Myth #1: Arc Beads Denote Fire Origin
When forensic fire experts perform arc mapping on the scene of a fire, they often find clusters of arc beads in some locations, and none in others. This leads some investigators to believe that if there’s an abundance of arc beads in a given locale, that the fire must have started there.
However, arc beads are not a reliable way of determining the location of a fire’s origin. They can occur at multiple points throughout the fire scene, especially in areas that were severely damaged.
Myth #2: Arc Direction Points Toward the Power Source
When you enlist forensic fire investigation services, the investigator will look at the circuit in question and determine how many arcs are present. If multiple arcs point toward a particular power source, a biased investigator may assume that the fire started there and unofficially end the investigation.
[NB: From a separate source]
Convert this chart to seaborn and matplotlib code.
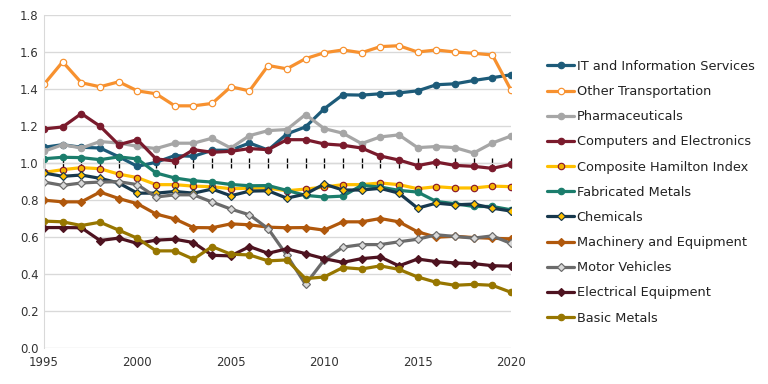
import numpy as np
import pandas as pd
import matplotlib
matplotlib.use("Agg")
import matplotlib.pyplot as plt
import seaborn as sns

years = list(range(1995, 2021))

it_services = [1.085, 1.099, 1.085, 1.081, 1.034, 0.982, 1.004, 1.040, 1.036, 1.069, 1.069, 1.108, 1.070,
               1.157, 1.195, 1.293, 1.369, 1.367, 1.374, 1.379, 1.390, 1.423, 1.428, 1.446, 1.461, 1.477]
other_transport = [1.425, 1.547, 1.434, 1.412, 1.439, 1.390, 1.374, 1.309, 1.309, 1.322, 1.412, 1.390, 1.527,
                   1.509, 1.564, 1.596, 1.611, 1.596, 1.629, 1.634, 1.600, 1.611, 1.600, 1.593, 1.584, 1.394]
pharma = [1.063, 1.099, 1.081, 1.116, 1.108, 1.090, 1.078, 1.107, 1.107, 1.134, 1.081, 1.148, 1.175,
          1.181, 1.262, 1.186, 1.161, 1.105, 1.141, 1.152, 1.083, 1.089, 1.083, 1.054, 1.108, 1.146]
computers = [1.184, 1.195, 1.267, 1.199, 1.099, 1.126, 1.022, 1.011, 1.072, 1.058, 1.063, 1.078, 1.072,
             1.126, 1.126, 1.103, 1.096, 1.081, 1.038, 1.016, 0.986, 1.005, 0.987, 0.982, 0.971, 0.993]
composite = [0.949, 0.964, 0.975, 0.969, 0.940, 0.921, 0.883, 0.883, 0.875, 0.872, 0.861, 0.864, 0.864,
             0.850, 0.859, 0.870, 0.883, 0.883, 0.892, 0.883, 0.861, 0.872, 0.865, 0.865, 0.875, 0.872]
fab_metals = [1.023, 1.031, 1.029, 1.018, 1.033, 1.022, 0.946, 0.919, 0.904, 0.897, 0.884, 0.877, 0.878,
              0.852, 0.825, 0.816, 0.821, 0.879, 0.870, 0.852, 0.843, 0.792, 0.780, 0.765, 0.765, 0.747]
chemicals = [0.946, 0.928, 0.935, 0.917, 0.892, 0.837, 0.837, 0.846, 0.837, 0.859, 0.823, 0.848, 0.850,
             0.810, 0.832, 0.886, 0.854, 0.854, 0.863, 0.837, 0.756, 0.783, 0.774, 0.778, 0.756, 0.740]
machinery = [0.799, 0.790, 0.790, 0.843, 0.808, 0.780, 0.724, 0.698, 0.651, 0.650, 0.671, 0.666, 0.653,
             0.650, 0.651, 0.637, 0.682, 0.682, 0.700, 0.682, 0.628, 0.599, 0.604, 0.597, 0.593, 0.590]
motor = [0.897, 0.879, 0.892, 0.897, 0.899, 0.883, 0.816, 0.828, 0.828, 0.789, 0.751, 0.720, 0.645,
         0.501, 0.344, 0.476, 0.545, 0.559, 0.559, 0.574, 0.588, 0.612, 0.603, 0.594, 0.606, 0.565]
electrical = [0.651, 0.651, 0.650, 0.581, 0.594, 0.565, 0.583, 0.588, 0.570, 0.501, 0.498, 0.548, 0.512,
              0.536, 0.510, 0.483, 0.463, 0.483, 0.492, 0.444, 0.481, 0.467, 0.460, 0.456, 0.445, 0.442]
basic_metals = [0.686, 0.682, 0.662, 0.680, 0.637, 0.593, 0.525, 0.525, 0.480, 0.548, 0.507, 0.503, 0.471,
                0.476, 0.375, 0.384, 0.435, 0.427, 0.444, 0.425, 0.384, 0.355, 0.339, 0.344, 0.339, 0.301]

# name, values, line colour, marker, face colour, edge colour
series = [
    ("IT and Information Services", it_services, "#1d5b79", "o", "#1d5b79", "#1d5b79"),
    ("Other Transportation", other_transport, "#f7912f", "o", "white", "#f7912f"),
    ("Pharmaceuticals", pharma, "#a6a6a6", "o", "#a6a6a6", "#a6a6a6"),
    ("Computers and Electronics", computers, "#7a1a2c", "o", "#7a1a2c", "#7a1a2c"),
    ("Composite Hamilton Index", composite, "#ffc000", "o", "#f5b400", "#8b1a2a"),
    ("Fabricated Metals", fab_metals, "#1b7d6c", "o", "#1b7d6c", "#1b7d6c"),
    ("Chemicals", chemicals, "#17384d", "D", "#ffc000", "#17384d"),
    ("Machinery and Equipment", machinery, "#b0580c", "D", "#b0580c", "#b0580c"),
    ("Motor Vehicles", motor, "#6b6b6b", "D", "#d9d9d9", "#6b6b6b"),
    ("Electrical Equipment", electrical, "#4e1320", "D", "#4e1320", "#4e1320"),
    ("Basic Metals", basic_metals, "#977600", "o", "#977600", "#977600"),
]

sns.set_style("white")
plt.rcParams['font.family'] = ['DejaVu Sans']

fig = plt.figure(figsize=(8, 4), dpi=96)
ax = fig.add_axes([44 / 768, 1 - 348 / 384, (511 - 44) / 768, (348 - 15) / 384])

for name, vals, col, mk, fc, ec in series:
    ms = 4.8 if mk == "o" else 4.4
    sns.lineplot(x=years, y=vals, ax=ax, color=col, linewidth=2.4, marker=mk,
                 markersize=ms, markerfacecolor=fc, markeredgecolor=ec,
                 markeredgewidth=0.9, label=name)

ax.set_xlim(1995, 2020)
ax.set_ylim(0, 1.8)
ax.set_yticks(np.arange(0, 1.81, 0.2))
ax.set_yticklabels([f"{v:.1f}" for v in np.arange(0, 1.81, 0.2)])
ax.set_xticks(range(1995, 2021, 5))
ax.grid(axis="y", color="#d9d9d9", linewidth=1)
ax.set_axisbelow(True)
for s in ["top", "right", "bottom"]:
    ax.spines[s].set_visible(False)
ax.spines["left"].set_color("#d9d9d9")
ax.tick_params(axis="both", length=0, labelsize=8.8, labelcolor="#333333")
ax.tick_params(axis="x", pad=6)
ax.tick_params(axis="y", pad=4)

# black baseline at 1.0 with yearly ticks
sec = ax.secondary_xaxis(1.0 / 1.8)
sec.set_xticks(years)
sec.tick_params(axis="x", direction="inout", length=7, width=1, colors="black", labelbottom=False)
sec.spines["bottom"].set_color("black")
sec.spines["bottom"].set_linewidth(1.2)
sec.set_xticklabels([])

handles, labels = ax.get_legend_handles_labels()
ax.get_legend().remove()
fig.legend(handles, labels, loc="upper left", bbox_to_anchor=(547 / 768, 1 - 60 / 384),
           frameon=False, fontsize=9.7, handlelength=2.1, handletextpad=0.2,
           labelspacing=0.94, borderpad=0, borderaxespad=0, labelcolor="#222222")

fig.savefig("out.png", dpi=96)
But when dealing with a fire scene with multiple arcs, their direction or location doesn’t automatically point to the source. Multiple arcs can also be found in areas with high ventilation or a heavy concentration of fuel.
Myth #3: Arcs Inside Appliances Indicate Fire Origin
If an electrical appliance was the main location of a fire, investigators may use arc mapping in and around said appliance. Some believe that if arcs are found deep inside the appliance, then the fire must have started there.
Arc mapping, while a popular method of fire investigation, is better at identifying general patterns than pinpointing a specific source or location.
Forensic fire investigators use arc mapping as one of their four main methods of determining the origin of an electrical fire. However, the National Fire Protection Association (NFPA) advises that investigators move away from relying on it, as arc mapping is not specific enough to locate a fire’s ultimate source. These common myths about arc mapping forensics are even believed by some investigators in the industry, but knowing the truth can help you narrow down the evidence to find the source of your fire.